Tribune libre de Robert Ménard*
Vingt morts de plus le week-end dernier en Syrie. Tous les jours, la liste des victimes s’allonge. De part et d’autre. Combattants et civils. Le régime de Bachar Al-Assad est une horreur… qui ne date pas d’hier, certains devraient s’en souvenir.J’ai encore en tête de m’être trouvé bien seul quand, avec une poignée de militants de Reporters sans frontières, nous nous faisions arrêter sans ménagement sur les Champs Élysées. Nous étions le 14 juillet 2008 et le potentat syrien était l’invité de Nicolas Sarkozy pour le défilé de notre fête nationale…
Un dictateur, Bachar Al-Assad ? Il n’y a pas de doute et rien ne saurait justifier de le taire. Mais de là à dire n’importe quoi… Les journalistes Marc de Miramon et Antonin Amado le rappellent avec justesse dans la dernière livraison du Monde diplomatique. On y lit, par exemple, que le site de Bernard-Henri Lévy affirmait, dès septembre 2011, que « des tueurs d’Assad [ont] lancé dans la région d’Al Rastan, non loin de la ville rebelle de Homs, des opérations aériennes avec utilisation de gaz toxiques ». Rien que ça ! Mais sans aucune preuve, souligne l’Agence France-Presse. Qu’importe : la fin justifie les moyens. Comme les fameuses « armes de destruction massive » de Saddam Hussein, inventées de toutes pièces par l’administration Bush, histoire de justifier l’invasion de l’Irak.
Autre grande figure de notre intelligentsia, l’inénarrable Caroline Fourest. Cette fois, c’est dans Le Monde qu’on peut lire sous sa plume : « D’après Al-Arabiya, des opposants au régime iranien affirment que leur gouvernement a fourni un four crématoire à son allié syrien. Installé dans la zone industrielle d’Alep, il tournerait à plein régime… Pour brûler les cadavres des opposants ? » Hitler est de retour ! Mais notre écrivaine se garde bien de préciser que la chaîne satellitaire, qui diffuse la « nouvelle », appartient à l’Arabie saoudite, comme chacun sait un modèle de probité en matière d’information et, surtout, le véritable « parrain » de l’opposition syrienne. On ne va quand même pas se compliquer la vie avec ce genre de détails…

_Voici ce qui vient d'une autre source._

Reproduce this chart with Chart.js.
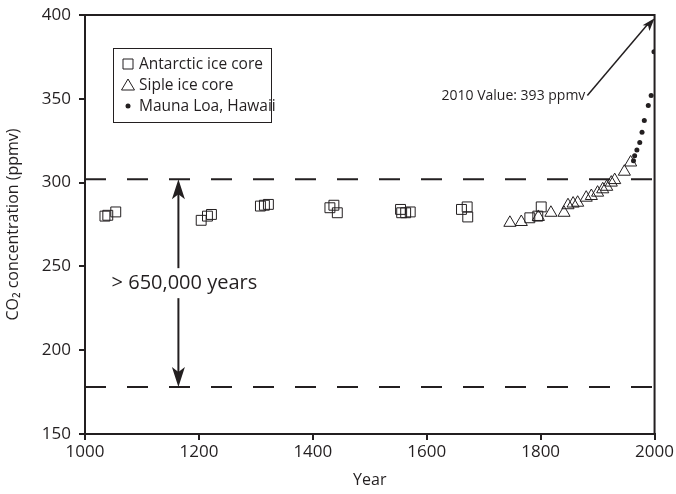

Nos va-t-en-guerre sont décidément prêts à tout pour nous pousser à intervenir dans la guerre civile qui ravage la Syrie. Comme déjà en Libye, avec les conséquences que l’on sait… Des faucons à qui notre droite ferait bien de ne pas emboiter le pas. Tous les arguments ne sont pas bons pour critiquer la gauche. Cette fois, la prudence de François Hollande a du bon. Il faut savoir le reconnaître.
*Robert Ménard est journaliste et fondateur de l’association Reporters sans frontières.